Land displacement. Hyperscale data centers require hundreds of acres of land, often converted from agricultural use. The compute demand shows no sign of plateau.
Water consumption. Cooling infrastructure for large training clusters consumes hundreds of millions of liters annually per facility. Water that does not return to the watershed clean.
Access gatekeeping. Inference is priced and throttled by a small number of companies. The economic and political implications of that concentration are not speculative.
Post-training quantization and activation-aware weight quantization (AWQ) reduce model footprint by 4–8× with minimal accuracy degradation. The constraint defines the architecture.
When model weights are content-addressable and cryptographically verifiable, distribution becomes a peer-to-peer problem. No repository can be taken down by a court order or a board decision. Intelligence distributes like data.

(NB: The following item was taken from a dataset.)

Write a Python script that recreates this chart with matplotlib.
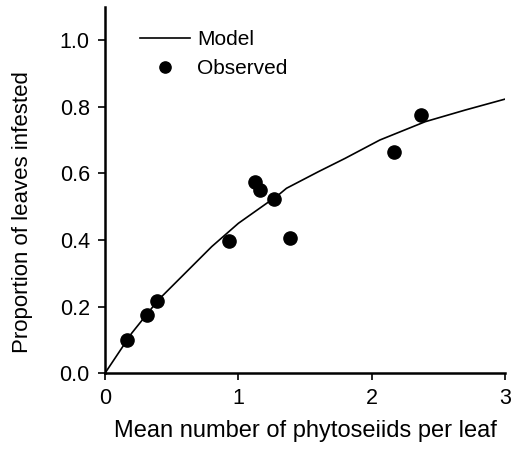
import numpy as np
import matplotlib
matplotlib.use('Agg')
from matplotlib import pyplot as plt

plt.rcParams['font.family'] = ['Liberation Sans', 'DejaVu Sans']

# model curve
model_x = [0.0, 0.2, 0.4, 0.6, 0.8, 1.0, 1.3, 1.36, 1.6, 1.8, 2.06, 2.4, 2.7, 3.0]
model_y = [0.0, 0.12, 0.22, 0.30, 0.38, 0.45, 0.535, 0.555, 0.605, 0.645, 0.70, 0.755, 0.79, 0.823]

# observed points
obs_x = [0.163, 0.318, 0.393, 0.926, 1.126, 1.159, 1.27, 1.389, 2.168, 2.368]
obs_y = [0.099, 0.174, 0.216, 0.397, 0.574, 0.551, 0.523, 0.407, 0.665, 0.775]

xticks = [0, 1, 2, 3]
yticks = [0.0, 0.2, 0.4, 0.6, 0.8, 1.0]

fig = plt.figure(figsize=(5.15, 4.55), dpi=100)
ax = fig.add_axes([0.204, 0.180, 0.777, 0.805])

ax.plot(model_x, model_y, color='black', lw=1.2, label='Model')
ax.plot(obs_x, obs_y, 'o', color='black', ms=9.5, ls='none', label='Observed')

ax.set_xlim(0, 3)
ax.set_ylim(0, 1.1)
ax.set_xticks(xticks)
ax.set_xticklabels([str(t) for t in xticks])
ax.set_yticks(yticks)
ax.set_yticklabels(['%.1f' % t for t in yticks])

for s in ['top', 'right']:
    ax.spines[s].set_visible(False)
for s in ['left', 'bottom']:
    ax.spines[s].set_linewidth(1.8)
ax.tick_params(direction='out', length=5, width=1.2, labelsize=15.5, pad=6)

ax.set_xlabel('Mean number of phytoseiids per leaf', fontsize=17, labelpad=8)
ax.set_ylabel('Proportion of leaves infested', fontsize=16)
ax.yaxis.set_label_coords(-0.18, 0.44)

ax.legend(loc='upper left', bbox_to_anchor=(0.0875, 0.937), frameon=False,
          fontsize=15, handlelength=2.4, handletextpad=0.35, borderpad=0,
          borderaxespad=0, markerscale=0.85, labelspacing=0.5)

fig.savefig('out.png', dpi=100)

No whitepapers. No vaporware. Active implementation on physical hardware. The research is either running on a device or it is not research.
Most models are engineered for benchmark performance, not deployment reality. Post-training quantization, knowledge distillation, and activation-aware weight scaling reduce parameter counts without proportionally reducing capability. This is not a compromise. It is the correct approach, applied after the fact because it was not the original priority. We are correcting that.
Centralized model repositories are a single point of failure and a political chokepoint. Content-addressable, cryptographically verifiable distribution across mesh networks and blockchain-adjacent storage layers removes the dependency on any single organization's goodwill or jurisdiction. The model exists on the network. Not in a data center you do not own.
The GPU monopoly is an artifact of a specific historical moment in AI development, not a permanent requirement. ARM Cortex, RISC-V, and embedded DSPs are sufficient for inference workloads when the model is correctly sized. No CUDA. No driver stack. No vendor lock-in. The compilation target is bare metal. The hardware is already deployed in billions of devices.